代表理事 平成29年4月のごあいさつ
このたび教科書における「聖徳太子」記述の問題で、なんとか「厩戸王」というのから「聖徳太子」になりました。そのこと自体は我々にとって良かったことなんですけれども、教科書業界も全体的には非常にある意味で左翼化していますから、あそこだけを「聖徳太子」としたとしても、その後がやはり問題であるわけです。
歴史観全体がおかしいところを、ああいう風に個々の事例だけを取り上げて、これが証明されていないとか、これ自体がおかしいんだというようなことが問題となってます。それ以外にも源頼朝の肖像画がどうだとか、それから元寇をどういう風に解釈するか、あるいは「鎖国」をどう定義するか等―――そういう話ではなく、従来の教科書がどういう歴史的立場から書かれているかということをしっかり突かないと、たとえ「聖徳太子」の記述になったとしても、全体がとしてどういう風に解釈するかということを主張してゆかないと非常に危ういのです。つまり、「聖徳太子」という表現を含めてすべて仏教から来た、すなわち中国の影響だということで、結局日本が中国や朝鮮の文化圏にあるという発想が根底にあるわけです。全体的な歴史観の運動にしてゆかないと、全体が変わってこないのです。
「明治維新」の問題もそうですし、あらゆる問題が階級闘争史観、常に権力争いというところだけが政治史であると。そして日本の文化という問題が全く抜けるか、あるいは添え物に過ぎないといった、上部構造―下部構造という、ある意味でマルクス主義の根幹的な見方はそのまま変わっていません。これでは、たとえば天皇についての解釈も危ういわけです。
この歴史学界というところがある種の狭い空間の中で、学者たちだけが蠢いて、これまでの70年の長い戦後史観というものの上に立ってやっていますから、意外に我々の世間的常識というものがない人たちが集まっていることになるわけです。ですからそういう人たちの、それぞれが「これは定説である」というような事を言って、あたかも自分の歴史観こそが正当であるかのように言っているということがありますから、先程の話も単なる個々の問題ではないのです。南京大虐殺とか従軍慰安婦を書かないとか、そういう個別イシューの問題ではなくて、歴史観全体の問題であります。ですから歴史を全体としてどう見るかというところから始めなくてはいけない、我々が学会を起ち上げた理由もそこにあります。

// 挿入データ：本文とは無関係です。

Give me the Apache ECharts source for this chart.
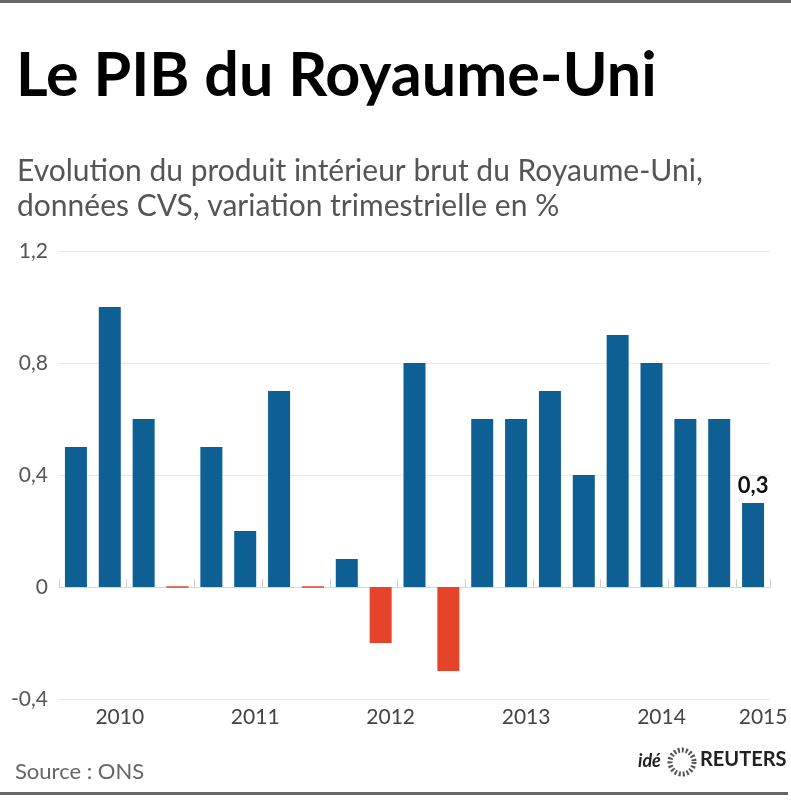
<!DOCTYPE html>
<html><head><meta charset="utf-8">
<script src="https://cdn.jsdelivr.net/npm/echarts@6/dist/echarts.min.js"></script>
<style>html,body{margin:0;padding:0;background:#fff;}#c{width:791px;height:800px;}</style>
</head><body><div id="c"></div>
<script>
const quarters = ['2010T1','2010T2','2010T3','2010T4','2011T1','2011T2','2011T3','2011T4','2012T1','2012T2','2012T3','2012T4','2013T1','2013T2','2013T3','2013T4','2014T1','2014T2','2014T3','2014T4','2015T1'];
const values = [0.5,1.0,0.6,0.0,0.5,0.2,0.7,0.0,0.1,-0.2,0.8,-0.3,0.6,0.6,0.7,0.4,0.9,0.8,0.6,0.6,0.3];
const yearLabels = {1:'2010',5:'2011',9:'2012',13:'2013',17:'2014',20:'2015'};
const yTicks = {min:-0.4,max:1.2,interval:0.4};
const BLUE = '#0d5f94', RED = '#e5432a';

const chart = echarts.init(document.getElementById('c'), null, {renderer:'canvas'});
chart.setOption({
  backgroundColor:'#fff',
  animation:false,
  grid:{left:59,right:21,top:251,bottom:101},
  xAxis:[{
    type:'category', data:quarters, boundaryGap:true,
    axisLine:{show:true,onZero:true,lineStyle:{color:'#d8d8d8',width:1}},
    axisTick:{show:true,inside:true,length:8,lineStyle:{color:'#cfcfcf'}},
    axisLabel:{show:false}
  },{
    type:'category', data:quarters, position:'bottom', boundaryGap:true,
    axisLine:{show:false,onZero:false}, axisTick:{show:false},
    axisLabel:{show:true,interval:0,margin:8,color:'#444',fontFamily:'Lato',fontSize:21,
      padding:[0,0,0,20],
      formatter:(v,i)=>yearLabels[i]||''}
  }],
  yAxis:{
    type:'value', min:yTicks.min, max:yTicks.max, interval:yTicks.interval,
    axisLine:{show:false}, axisTick:{show:false},
    splitLine:{lineStyle:{color:'#e8e8e8',width:1}},
    axisLabel:{margin:11,color:'#555',fontFamily:'Lato',fontSize:21,
      formatter:v=>String(Math.round(v*10)/10).replace('.',',')}
  },
  series:[{
    type:'bar', xAxisIndex:0, barWidth:22,
    data:values.map((v,i)=>({value:v,
      itemStyle:{color: v>0?BLUE:RED, borderColor: v===0?RED:'transparent', borderWidth: v===0?1:0},
      label: i===values.length-1 ? {show:true,position:'top',distance:6,formatter:p=>String(p.value).replace('.',','),color:'#111',fontWeight:'bold',fontFamily:'Lato',fontSize:22} : {show:false}
    }))
  }],
  graphic:[
    {type:'rect',shape:{x:0,y:0,width:791,height:3},style:{fill:'#666'}},
    {type:'text',left:16,top:46,style:{text:'Le PIB du Royaume-Uni',fill:'#000',font:'bold 61px Lato'}},
    {type:'text',left:17,top:154,style:{text:'Evolution du produit intérieur brut du Royaume-Uni,\ndonnées CVS, variation trimestrielle en %',fill:'#555',font:'30px Lato',lineHeight:35}},
    {type:'text',left:15,top:761,style:{text:'Source : ONS',fill:'#666',font:'22px Lato'}},
    {type:'text',left:638,top:752,style:{text:'idé',fill:'#222',font:'italic bold 18px Lato'}},
    {type:'circle',shape:{cx:682,cy:762,r:12},style:{fill:'#fff',stroke:'#555',lineWidth:5,lineDash:[2,2]}},
    {type:'text',left:700,top:750,style:{text:'REUTERS',fill:'#222',font:'bold 20px Lato'}},
    {type:'rect',shape:{x:0,y:792,width:788,height:3},style:{fill:'#666'}}
  ]
});
</script></body></html>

我々が「日本史観」を確立すべきなのと同時に、たとえば今「グローバリゼーション」というものをある意味で否定せざるをえないという状況になっています。そういうことで、ある意味で左翼的な、あるいは社会主義を目指すような歴史観というものがすでに退廃している、崩落しているということがあると、果たして一体我々はどういったものをこれから歴史観として持っていくか。左翼はそういうことにすぐ飛びついてきて、「戦前と違って、戦後は・・・」みたな話になるわけですが、しかしそれでも今もちゃんと天皇がおられる。それを守っているわけで、そういうところから新しい我々の歴史観を作ってゆかなくてはいけない。それを個々の歴史研究の中に対応させてゆくという、そういうことが今やはり必要なんです。
つまり歴史教科書の運動もそういう問題が非常に深くあるわけで、そのことをこれから大いに議論していきたいと思うのですけれども、まずは聖徳太子あるいは天皇の存在ということを厚い歴史の中で捉えることで、それが世界史の中での非常に重要な日本の役割の一つと見なされるようになるだろうと思います。それは同時に、日本の「自然」というものに対する考え方、つまり科学を包含したところの「自然道」と言ってもいいんですけれども、神道が内包している自然信仰というものが、やはり普遍的になりうる。科学というものを取り込むことも可能である。ですから我々の近代化の過程で、少なくとも現代においていろんな面で世界の先端に行っているのは、そういう神道のおかげではないかとさえ言えると思います。そのあたりの問題も、我々が研究していくべきだろうと思います。